After hanging up with Ewing, McCarty turns his phone to me, showing off his 284 unread text messages. By the time his SportsCenter interview with Stan Verrett is over and he gets on the bus to go back to Evansville, there are 304.
”How stupid is that?” he says with a laugh that’s heavily coated with disbelief, “I really gotta go through that? I don’t even wanna do that!”
When McCarty finally steps onto the bus, and starts an impromptu speech with, “I thought we could do it. I knew we could do it. But when you do it.”
”Guys, we are the No. 1 trend in the world right now,” he continues. “Evansville’s the No. 1 trend right now in the world! Shit’s going crazy right now! Hey, we gotta keep building on this, man. Keep building! I know I say it all the time, we got enough guys. If we just play connected, man, we can do anything.”
Anything seems possible in the unreal moments after the game. On the bus, everybody buries themselves in their phones, absorbed by all the attention being thrown their way.
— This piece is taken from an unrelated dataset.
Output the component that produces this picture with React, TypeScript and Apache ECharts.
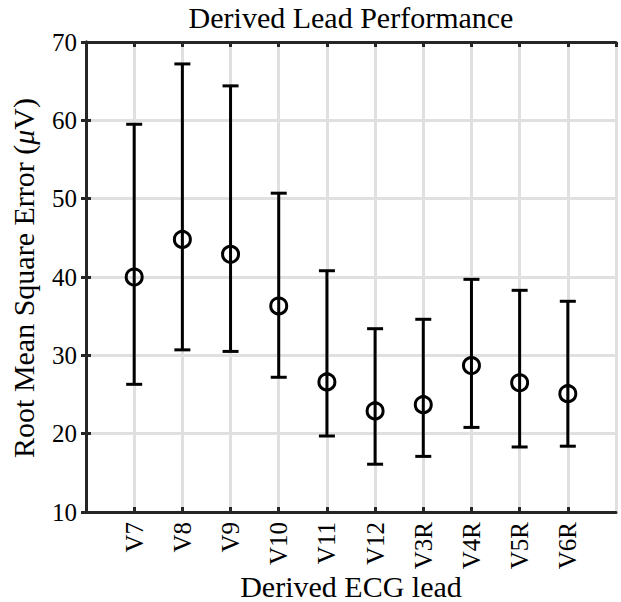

At one point, Charles Barkley calls to congratulate the team, so McCarty put him on speakerphone and walks towards the middle and back of the bus. Barkley tells them to enjoy the win but to get back to work. Once he gets off the phone, DeAndre Williams cracks, “Can we talk to LeBron now?!”
The coaches spend the rest of the bus ride reflecting, a perhaps-futile attempt to absorb the magnitude of what just happened. “Only time I’ve ever felt like that was when we won it all,” Baumann says, seated behind McCarty at the front of the bus. “That was crazy.”
Seltzer, who is across the aisle from McCarty, pulls up an old photo of himself while he was an assistant at Indiana. His hands are raised, and he’s running towards the court, and you can see a leg with blue and white shorts, socks, and shoes on. The picture was taken when Christian Watford and the Hoosiers sank No. 1 Kentucky in Bloomington in 2011.
Baumann tells McCarty that he just got word of a group of about 200 or 300 students waiting for the team outside the Carson Center, and that a pep rally is going to be held the next day to celebrate.
McCarty is incredulous, but Seltzer replies, “When you do something that’s never been done, you gotta do something that’s never done.”
The team is almost back to Evansville, and by now the bus is mostly quiet. McCarty looks up from his phone and shakes his head, smiling and laughing.
“Did we just do that?” he says. “That’s fucking crazy.”